Boy oh boy are you lucky!
I moved house in July so I have some TOP TIPS!!
1. Move around the house in unexpected ways. When entering some rooms, jump and twist, this will surprise the owner and make him give you a better deal sometimes. I got £500 off mine because I did a killer Balançoire
2. Slide down the bannister, trust me. I failed to do so in my new house and now I really regret it because the bannister is just too weak to support the bulk of my arse and torso.
3. Lick ALL of the windows for residue. If you taste something that tastes moldy, there MAY BE some mold in the house and trust me this will make you really ill if you keep licking the windows clean.
4. If there is a car on the drive, it probably won't be there if the sale goes through. I thought I had purchased a lovely Volvo, but the bastards took it with them.
5. Count how many roof tiles there are, I counted 783 on my roof and now I check every night to make sure no serious level 4 crimes have happened like some slippery shit nicking off with some to patch their roof up. That, OR WEATHER related incidents - DON'T BE A VICTIM.

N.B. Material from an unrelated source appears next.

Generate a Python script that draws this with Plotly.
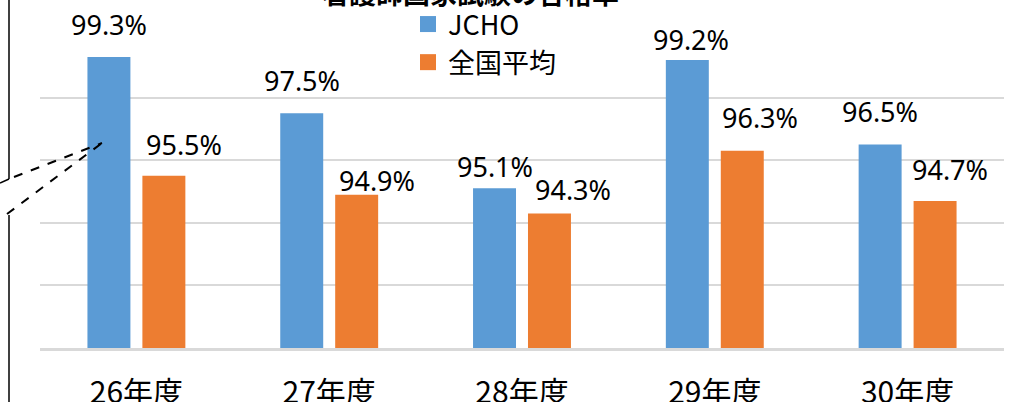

6. Kick the radiators. This makes a big, satisfying noise that will make the visit exciting.
7. Ask to look around the house on your own. When you are alone it is much more socially acceptable to sit and read a book in a quiet corner and fart. I farted, but forgot to ask to be on my own and this added on £500 for air purifier expenses.
8. Don't forget it is also your legal right to look in the houses pants and socks draw, if they say no, you know that they are shysters and you must remove their disguises.
9. Test the cooker and other appliances. I took a load of washing to test the washing machine and tumble dryer. I also took some dirty dishes to test their water. I didn't bathe before I went and I tested their shower. I took my car on a rally to test their hose and cleaning equipment (gone when I got there) and I took some pajamas to test the beds. Don't be afraid to ask - everyone does it.
10. During negotiation, use really complex language to confuse your opponent with high level talk moves. Use a pen to accentuate a point you are making and always get in their faces. If possible, come across as mentally unhinged, take a briefcase filled with shit but don't open it or something, this will give you bargaining power. Offer 5% of the value of the house (this might get turned down) and go from there.
I mean really if you follow those TOP TIPS then you should get a good price on the house, take it from me. The house I'm in got valued at £175,000 and I paid at least 6 times that amount which means I beat the banker!